The request
In the copy, include every entry exactly but none of the images.

.....

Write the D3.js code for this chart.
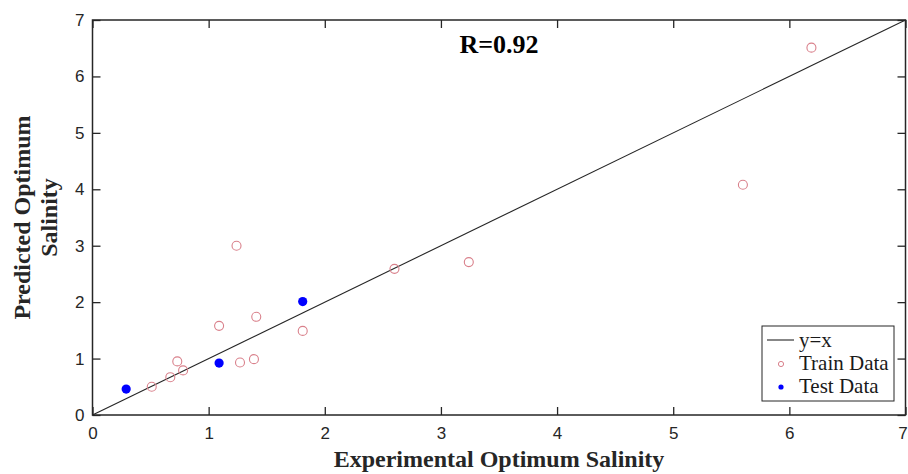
<!DOCTYPE html>
<html lang="en">
<head>
<meta charset="UTF-8">
<title>Predicted vs Experimental Optimum Salinity</title>
<script src="https://d3js.org/d3.v7.min.js"></script>
<style>
  body { margin: 0; background: #fff; }
  svg { display: block; }
</style>
</head>
<body>
<svg width="908" height="474"></svg>
<script>
    // data
    const trainX = [0.51, 0.67, 0.73, 0.78, 1.09, 1.24, 1.27, 1.39, 1.41, 1.81, 2.60, 3.24, 5.60, 6.19];
    const trainY = [0.50, 0.67, 0.95, 0.79, 1.58, 3.00, 0.93, 0.99, 1.74, 1.49, 2.59, 2.71, 4.08, 6.51];
    const testX = [0.29, 1.09, 1.81];
    const testY = [0.46, 0.92, 2.01];
    const ticks = [0, 1, 2, 3, 4, 5, 6, 7];
    const legendLabels = ["y=x", "Train Data", "Test Data"];

    const svg = d3.select("svg");
    const mLeft = 92.5, mRight = 905.5, mTop = 20, mBottom = 415;
    const axisColor = "#262626";
    const trainColor = "#d9808b";
    const testColor = "#0000ff";

    const x = d3.scaleLinear().domain([0, 7]).range([mLeft, mRight]);
    const y = d3.scaleLinear().domain([0, 7]).range([mBottom, mTop]);
    const fmt = d3.format("d");

    // y = x reference line
    svg.append("line")
        .attr("x1", x(0)).attr("y1", y(0))
        .attr("x2", x(7)).attr("y2", y(7))
        .attr("stroke", axisColor)
        .attr("stroke-width", 1.1);

    // axes (ticks inward, box on all sides)
    const tl = 8;
    const gx = svg.append("g").attr("transform", `translate(0,${mBottom})`)
        .call(d3.axisBottom(x).tickValues(ticks).tickFormat(fmt).tickSizeInner(-tl).tickSizeOuter(0).tickPadding(12));
    const gxTop = svg.append("g").attr("transform", `translate(0,${mTop})`)
        .call(d3.axisTop(x).tickValues(ticks).tickSizeInner(-tl).tickSizeOuter(0).tickFormat(""));
    const gy = svg.append("g").attr("transform", `translate(${mLeft},0)`)
        .call(d3.axisLeft(y).tickValues(ticks).tickFormat(fmt).tickSizeInner(-tl).tickSizeOuter(0).tickPadding(8));
    const gyRight = svg.append("g").attr("transform", `translate(${mRight},0)`)
        .call(d3.axisRight(y).tickValues(ticks).tickSizeInner(-tl).tickSizeOuter(0).tickFormat(""));

    [gx, gxTop, gy, gyRight].forEach(g => {
        g.select(".domain").remove();
        g.selectAll("line").attr("stroke", axisColor).attr("stroke-width", 1.3);
        g.selectAll("text")
            .attr("fill", axisColor)
            .style("font-family", "'Liberation Sans', Arial, sans-serif")
            .style("font-size", "17px");
    });
    // last x label sits at the window edge; keep it inside
    gx.selectAll("text").filter(d => d === 7).attr("dx", -3);

    svg.append("rect")
        .attr("x", mLeft).attr("y", mTop)
        .attr("width", mRight - mLeft).attr("height", mBottom - mTop)
        .attr("fill", "none")
        .attr("stroke", axisColor)
        .attr("stroke-width", 1.5);

    // train points
    svg.append("g").selectAll("circle")
        .data(trainX.map((d, i) => [d, trainY[i]]))
        .join("circle")
        .attr("cx", d => x(d[0]))
        .attr("cy", d => y(d[1]))
        .attr("r", 4.5)
        .attr("fill", "none")
        .attr("stroke", trainColor)
        .attr("stroke-width", 1.1);

    // test points
    svg.append("g").selectAll("circle")
        .data(testX.map((d, i) => [d, testY[i]]))
        .join("circle")
        .attr("cx", d => x(d[0]))
        .attr("cy", d => y(d[1]))
        .attr("r", 4.6)
        .attr("fill", testColor);

    // annotation
    svg.append("text")
        .attr("x", 499).attr("y", 53)
        .attr("text-anchor", "middle")
        .style("font-family", "'Liberation Serif', 'Times New Roman', serif")
        .style("font-weight", "bold")
        .style("font-size", "26px")
        .text("R=0.92");

    // axis titles
    svg.append("text")
        .attr("x", (mLeft + mRight) / 2).attr("y", 467)
        .attr("text-anchor", "middle")
        .attr("fill", axisColor)
        .style("font-family", "'Liberation Serif', 'Times New Roman', serif")
        .style("font-weight", "bold")
        .style("font-size", "24px")
        .text("Experimental Optimum Salinity");

    const ylab = svg.append("text")
        .attr("transform", `translate(30,${(mTop + mBottom) / 2}) rotate(-90)`)
        .attr("text-anchor", "middle")
        .attr("fill", axisColor)
        .style("font-family", "'Liberation Serif', 'Times New Roman', serif")
        .style("font-weight", "bold")
        .style("font-size", "24px");
    ylab.append("tspan").attr("x", 0).attr("y", 0).text("Predicted Optimum");
    ylab.append("tspan").attr("x", 0).attr("y", 27).text("Salinity");

    // legend
    const lg = svg.append("g");
    lg.append("rect")
        .attr("x", 762).attr("y", 326)
        .attr("width", 132).attr("height", 75)
        .attr("fill", "#fff")
        .attr("stroke", axisColor)
        .attr("stroke-width", 1);
    const rowY = [341, 364, 387];
    legendLabels.forEach((lab, i) => {
        if (i === 0) {
            lg.append("line")
                .attr("x1", 767).attr("x2", 794)
                .attr("y1", rowY[i] - 1).attr("y2", rowY[i] - 1)
                .attr("stroke", axisColor).attr("stroke-width", 1.1);
        } else if (i === 1) {
            lg.append("circle").attr("cx", 781).attr("cy", rowY[i])
                .attr("r", 2.6).attr("fill", "none")
                .attr("stroke", trainColor).attr("stroke-width", 1);
        } else {
            lg.append("circle").attr("cx", 781).attr("cy", rowY[i])
                .attr("r", 2.6).attr("fill", testColor);
        }
        lg.append("text")
            .attr("x", 799).attr("y", rowY[i] + 6)
            .attr("fill", "#1a1a1a")
            .style("font-family", "'Liberation Serif', 'Times New Roman', serif")
            .style("font-size", "21px")
            .text(lab);
    });
</script>
</body>
</html>
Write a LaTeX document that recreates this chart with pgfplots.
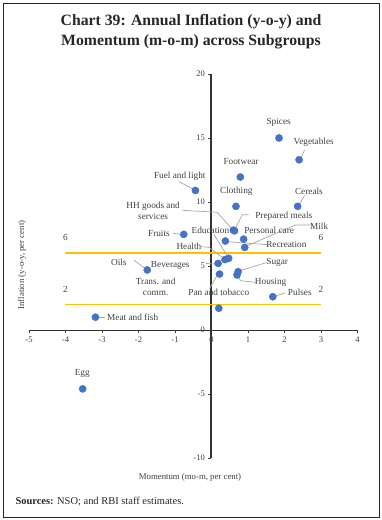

.....

Exercise result
Write the D3.js code for this chart.
<!DOCTYPE html>
<html lang="en">
<head>
<meta charset="UTF-8">
<title>Predicted vs Experimental Optimum Salinity</title>
<script src="https://d3js.org/d3.v7.min.js"></script>
<style>
  body { margin: 0; background: #fff; }
  svg { display: block; }
</style>
</head>
<body>
<svg width="908" height="474"></svg>
<script>
    // data
    const trainX = [0.51, 0.67, 0.73, 0.78, 1.09, 1.24, 1.27, 1.39, 1.41, 1.81, 2.60, 3.24, 5.60, 6.19];
    const trainY = [0.50, 0.67, 0.95, 0.79, 1.58, 3.00, 0.93, 0.99, 1.74, 1.49, 2.59, 2.71, 4.08, 6.51];
    const testX = [0.29, 1.09, 1.81];
    const testY = [0.46, 0.92, 2.01];
    const ticks = [0, 1, 2, 3, 4, 5, 6, 7];
    const legendLabels = ["y=x", "Train Data", "Test Data"];

    const svg = d3.select("svg");
    const mLeft = 92.5, mRight = 905.5, mTop = 20, mBottom = 415;
    const axisColor = "#262626";
    const trainColor = "#d9808b";
    const testColor = "#0000ff";

    const x = d3.scaleLinear().domain([0, 7]).range([mLeft, mRight]);
    const y = d3.scaleLinear().domain([0, 7]).range([mBottom, mTop]);
    const fmt = d3.format("d");

    // y = x reference line
    svg.append("line")
        .attr("x1", x(0)).attr("y1", y(0))
        .attr("x2", x(7)).attr("y2", y(7))
        .attr("stroke", axisColor)
        .attr("stroke-width", 1.1);

    // axes (ticks inward, box on all sides)
    const tl = 8;
    const gx = svg.append("g").attr("transform", `translate(0,${mBottom})`)
        .call(d3.axisBottom(x).tickValues(ticks).tickFormat(fmt).tickSizeInner(-tl).tickSizeOuter(0).tickPadding(12));
    const gxTop = svg.append("g").attr("transform", `translate(0,${mTop})`)
        .call(d3.axisTop(x).tickValues(ticks).tickSizeInner(-tl).tickSizeOuter(0).tickFormat(""));
    const gy = svg.append("g").attr("transform", `translate(${mLeft},0)`)
        .call(d3.axisLeft(y).tickValues(ticks).tickFormat(fmt).tickSizeInner(-tl).tickSizeOuter(0).tickPadding(8));
    const gyRight = svg.append("g").attr("transform", `translate(${mRight},0)`)
        .call(d3.axisRight(y).tickValues(ticks).tickSizeInner(-tl).tickSizeOuter(0).tickFormat(""));

    [gx, gxTop, gy, gyRight].forEach(g => {
        g.select(".domain").remove();
        g.selectAll("line").attr("stroke", axisColor).attr("stroke-width", 1.3);
        g.selectAll("text")
            .attr("fill", axisColor)
            .style("font-family", "'Liberation Sans', Arial, sans-serif")
            .style("font-size", "17px");
    });
    // last x label sits at the window edge; keep it inside
    gx.selectAll("text").filter(d => d === 7).attr("dx", -3);

    svg.append("rect")
        .attr("x", mLeft).attr("y", mTop)
        .attr("width", mRight - mLeft).attr("height", mBottom - mTop)
        .attr("fill", "none")
        .attr("stroke", axisColor)
        .attr("stroke-width", 1.5);

    // train points
    svg.append("g").selectAll("circle")
        .data(trainX.map((d, i) => [d, trainY[i]]))
        .join("circle")
        .attr("cx", d => x(d[0]))
        .attr("cy", d => y(d[1]))
        .attr("r", 4.5)
        .attr("fill", "none")
        .attr("stroke", trainColor)
        .attr("stroke-width", 1.1);

    // test points
    svg.append("g").selectAll("circle")
        .data(testX.map((d, i) => [d, testY[i]]))
        .join("circle")
        .attr("cx", d => x(d[0]))
        .attr("cy", d => y(d[1]))
        .attr("r", 4.6)
        .attr("fill", testColor);

    // annotation
    svg.append("text")
        .attr("x", 499).attr("y", 53)
        .attr("text-anchor", "middle")
        .style("font-family", "'Liberation Serif', 'Times New Roman', serif")
        .style("font-weight", "bold")
        .style("font-size", "26px")
        .text("R=0.92");

    // axis titles
    svg.append("text")
        .attr("x", (mLeft + mRight) / 2).attr("y", 467)
        .attr("text-anchor", "middle")
        .attr("fill", axisColor)
        .style("font-family", "'Liberation Serif', 'Times New Roman', serif")
        .style("font-weight", "bold")
        .style("font-size", "24px")
        .text("Experimental Optimum Salinity");

    const ylab = svg.append("text")
        .attr("transform", `translate(30,${(mTop + mBottom) / 2}) rotate(-90)`)
        .attr("text-anchor", "middle")
        .attr("fill", axisColor)
        .style("font-family", "'Liberation Serif', 'Times New Roman', serif")
        .style("font-weight", "bold")
        .style("font-size", "24px");
    ylab.append("tspan").attr("x", 0).attr("y", 0).text("Predicted Optimum");
    ylab.append("tspan").attr("x", 0).attr("y", 27).text("Salinity");

    // legend
    const lg = svg.append("g");
    lg.append("rect")
        .attr("x", 762).attr("y", 326)
        .attr("width", 132).attr("height", 75)
        .attr("fill", "#fff")
        .attr("stroke", axisColor)
        .attr("stroke-width", 1);
    const rowY = [341, 364, 387];
    legendLabels.forEach((lab, i) => {
        if (i === 0) {
            lg.append("line")
                .attr("x1", 767).attr("x2", 794)
                .attr("y1", rowY[i] - 1).attr("y2", rowY[i] - 1)
                .attr("stroke", axisColor).attr("stroke-width", 1.1);
        } else if (i === 1) {
            lg.append("circle").attr("cx", 781).attr("cy", rowY[i])
                .attr("r", 2.6).attr("fill", "none")
                .attr("stroke", trainColor).attr("stroke-width", 1);
        } else {
            lg.append("circle").attr("cx", 781).attr("cy", rowY[i])
                .attr("r", 2.6).attr("fill", testColor);
        }
        lg.append("text")
            .attr("x", 799).attr("y", rowY[i] + 6)
            .attr("fill", "#1a1a1a")
            .style("font-family", "'Liberation Serif', 'Times New Roman', serif")
            .style("font-size", "21px")
            .text(lab);
    });
</script>
</body>
</html>
Write a LaTeX document that recreates this chart with pgfplots.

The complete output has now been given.